While Presiden Obama has threatened to veto the backup plan and Senate Majority Leader Harry Reid said today it is dead-on-arrival in the upper chamber, House Speaker John Boehner said he is "not convinced at all that when the bill passes the House today, that it will die in the Senate."
"Rather than tell us what they can't do, maybe they should tell us what they can do," Boehner, R-Ohio, said at a news conference today at the Capitol. "If Senate Democrats and the White House refuse to act, they'll be responsible for the largest tax hike in American history."
The speaker also called on Reid "to make sure that we have a vote" to address the so-called fiscal cliff "before the Senate adjourns."
"At some point the Senate has to act. They've failed to act," he continued. "We have a bill sitting at the desk in the Senate that protects all Americans from an increase in taxes. They could take up that bill sitting at the desk, they could pass it, they could amend it, and they could help move the process. But to date they've done nothing."

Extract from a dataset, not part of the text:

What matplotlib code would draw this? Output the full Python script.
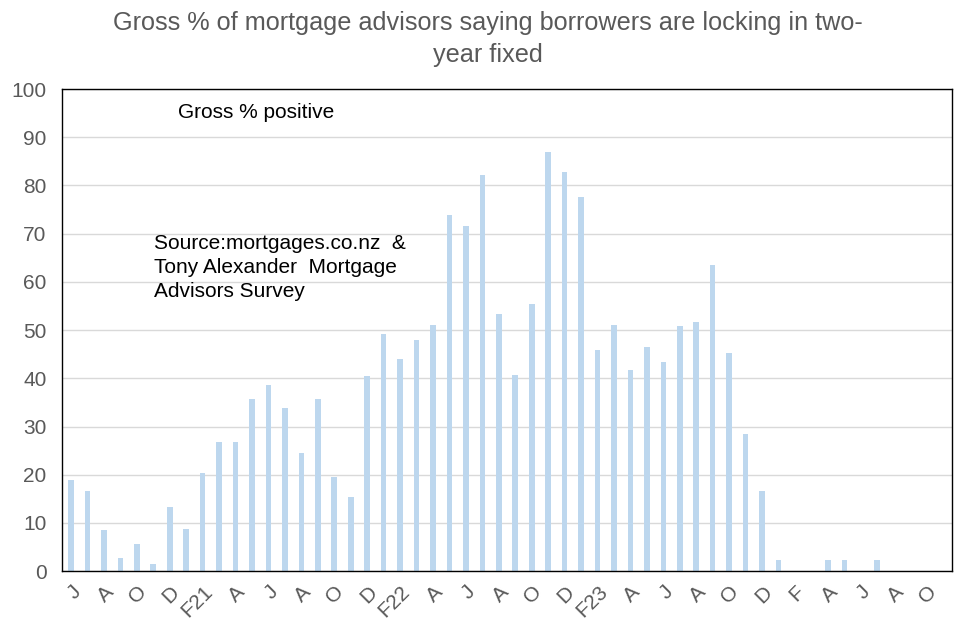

Boehner said he has made significant concessions in negotiations with the president, crediting House Republicans for passing multiple bills to address the looming crisis. But he chastised Democrats for inaction and wondered whether the president is "unwilling to stand up to his own party on the big issues that face our country."

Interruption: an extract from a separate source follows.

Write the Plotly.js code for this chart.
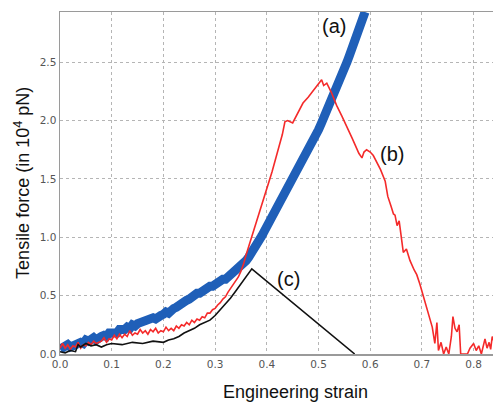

"President Obama and Senate Democrats haven't done much of anything," Boehner said. "Their Plan B is to slow-walk us over the 'fiscal cliff, 'and for weeks the White House said that if I moved on rates, that they would make substantial concessions on spending cuts and entitlement reforms. I did my part. They've done nothing."

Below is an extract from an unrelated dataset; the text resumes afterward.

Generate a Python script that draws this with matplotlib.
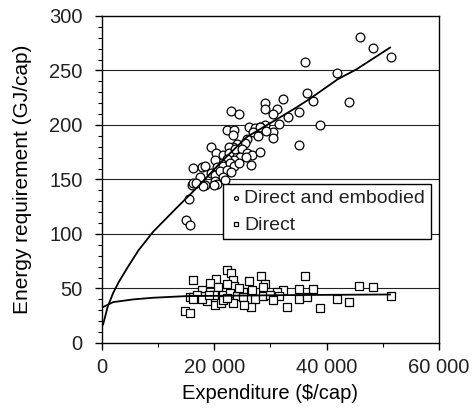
import matplotlib
matplotlib.use("Agg")
import matplotlib.pyplot as plt
from matplotlib.ticker import MultipleLocator, FuncFormatter

plt.rcParams['font.family'] = ['Liberation Sans', 'DejaVu Sans']
plt.rcParams['text.color'] = '#222222'

# Direct and embodied energy requirement (circles)
embodied_x = [45930, 48200, 51400, 36140, 41900, 36440, 37500, 44030, 38810, 35130,
              35130, 33110, 32170, 31460, 29080, 29080, 31100, 30390, 30390, 30390,
              23020, 24330, 29080, 28130,
              22200, 23500, 23270, 26230, 27180, 28130, 26830, 27770, 29200, 25870,
              25400, 23980, 23380, 22670, 19350, 20300, 21600, 22670, 23740, 24930,
              25760, 26710, 28130, 24570, 23500, 22310, 21130, 20180, 20420, 21600,
              22790, 23500, 24450, 25640, 26470, 17800, 18390, 16140, 17450, 18280,
              19350, 20180, 21010, 22200, 23030, 21600, 20060, 20420, 16020, 16260,
              15430, 14950, 15670, 16740, 18040, 19940, 21960]
embodied_y = [281, 271, 262, 257.5, 248, 229.6, 222, 221, 199.7, 182,
              212, 207.6, 223.9, 200.6, 219.9, 214.4, 214.4, 210, 193.9, 187.8,
              213, 210, 199.7, 198.4,
              195.4, 195, 190.8, 197.9, 197.2, 198.4, 193.6, 189.9, 194.8, 186.9,
              183.2, 182.6, 180.1, 180.1, 179.5, 174, 172.5, 174, 177.7, 177.7,
              174, 172.8, 175.2, 170.9, 167.9, 168.5, 164.9, 167.9, 161.8, 162.4,
              164.9, 162.4, 165.4, 170.9, 163.6, 161.8, 162.4, 160.6, 152.6, 144.7,
              155.7, 154.1, 158.1, 158.7, 157.2, 152.6, 148.9, 145.9, 144.7, 147.1,
              132.4, 112.8, 108, 147, 144, 145, 149.5]

# Direct energy requirement (squares)
direct_x = [22200, 22910, 16260, 20300, 19230, 23380, 26230, 28250, 36200, 29080,
            20650, 23500, 22200, 45810, 48190, 35130, 37510, 32280, 31100, 26710,
            25160, 17800, 15670, 16260, 16970, 18390, 19940, 21600, 22790, 23980,
            25160, 27300, 28720, 29910, 31460, 35130, 36440, 41900, 44030, 51400,
            32990, 38810, 30390, 26580, 25280, 23270, 20060, 21130, 21600, 18640,
            14830, 15670, 16140, 17800, 22200, 18990, 24450, 28720]
direct_y = [67, 64.5, 57.8, 59, 55.4, 57.8, 56.6, 61.5, 61.8, 54.1,
            51.7, 52.3, 54.1, 52.3, 51.1, 49.8, 49.8, 48.6, 46.8, 48.6,
            46.8, 48.6, 41.9, 42.5, 43.7, 43.1, 43.7, 44.3, 45.6, 43.1,
            41.9, 40.6, 43.1, 43.7, 43.1, 40.6, 41.9, 40.6, 37.6, 43.1,
            33.3, 32.1, 39.4, 33.3, 34.6, 36.4, 34.6, 37, 39.4, 38.3,
            29.6, 27.2, 40.6, 40.6, 41.3, 44, 50, 51]

# fitted curves
fit_emb_x = [200, 1000, 2000, 3000, 4400, 6500, 9100, 13300, 17400, 21000, 25800, 31700, 34600, 37000, 42000, 45300, 51300]
fit_emb_y = [17, 33, 46, 56, 68, 85, 102, 124, 145, 165, 189, 207, 216, 224, 242, 251, 271]
fit_dir_x = [200, 2000, 5600, 9100, 15000, 25000, 35000, 51300]
fit_dir_y = [33, 37.5, 40, 41.5, 43, 43.5, 44, 44.5]

fig = plt.figure(figsize=(4.73, 4.09), dpi=100)
ax = fig.add_axes([0.2156, 0.1614, 0.7124, 0.7996])

for yv in [50, 100, 150, 200, 250]:
    ax.axhline(yv, color="#222222", lw=0.8, zorder=1)

ax.plot(fit_emb_x, fit_emb_y, color="black", lw=1.3, zorder=3)
ax.plot(fit_dir_x, fit_dir_y, color="black", lw=1.3, zorder=3)

ax.scatter(embodied_x, embodied_y, s=40, marker="o", facecolor="white",
           edgecolor="black", linewidth=0.9, zorder=2, label="Direct and embodied")
ax.scatter(direct_x, direct_y, s=38, marker="s", facecolor="white",
           edgecolor="black", linewidth=0.9, zorder=2, label="Direct")

ax.set_xlim(0, 60000)
ax.set_ylim(0, 300)
ax.xaxis.set_major_locator(MultipleLocator(20000))
ax.xaxis.set_minor_locator(MultipleLocator(10000))
ax.yaxis.set_major_locator(MultipleLocator(50))
ax.yaxis.set_minor_locator(MultipleLocator(10))
ax.xaxis.set_major_formatter(FuncFormatter(lambda v, p: f"{int(v):,}".replace(",", " ")))
ax.tick_params(which="major", direction="out", length=5, width=1, labelsize=14.5,
               color="black", labelcolor="#222222")
ax.tick_params(which="minor", direction="out", length=3, width=0.8)
ax.tick_params(axis="x", pad=6)
ax.tick_params(axis="y", pad=9)

for s in ax.spines.values():
    s.set_linewidth(1)

ax.set_xlabel("Expenditure ($/cap)", fontsize=14.5, labelpad=5)
ax.set_ylabel("Energy requirement (GJ/cap)", fontsize=15, labelpad=12)

leg = ax.legend(loc="upper left", bbox_to_anchor=(0.359, 0.487), fontsize=14,
                markerscale=0.45, handletextpad=0.1, handlelength=0.7,
                borderpad=0.3, labelspacing=0.45, fancybox=False, framealpha=1,
                borderaxespad=0)
leg.get_frame().set_edgecolor("black")
leg.get_frame().set_linewidth(1)

plt.savefig("out.png", dpi=100)
plt.close()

Republicans voted months ago to replace the sequester and extend all the current tax rates. House Majority Leader Eric Cantor said the votes today will demonstrate once again that Republicans are "taking concrete action to avoid the 'fiscal cliff.'"
"Our members understand that the nation faces the largest tax increase in its history come January 1, 2013," Cantor, R-Va., said. "We protect 99.81 percent of American taxpayers from a tax increase in these very difficult economic times."
Cantor said the sequester replacement, formally known as the Spending Reduction Act of 2012, creates about $200 billion in additional savings for deficit reduction and is "designed to stop fraud, to eliminate waste and, frankly, to replace the sequester that is indiscriminate in its cuts."
The Budget Control Act, signed into law August 2011, requires $1.2 trillion in automatic cuts equally divided between defense and domestic programs, in the next decade, with the first $109 billion due to take effect Jan. 2.
Regardless of the Senate's next move, Cantor promised to keep House Republicans in town until the stalemate on the "fiscal cliff" is broken.
"We're committed to fixing the problem here so we can get on about a growing economy," he added. "We also realize that the president's unwillingness or inability to come to a balanced agreement with our speaker presents us with very little option other than to try and work hard to avoid a tax hike on so many millions of Americans."
While Boehner and Obama haven't spoken since Monday, the speaker admitted that he and the president "have to work together" to address the obstacles preventing a deal.
"Our country faces serious challenges and the president and I, in our respective roles, have a responsibility to work together to get them resolved," he said. "I expect that we'll continue to work together."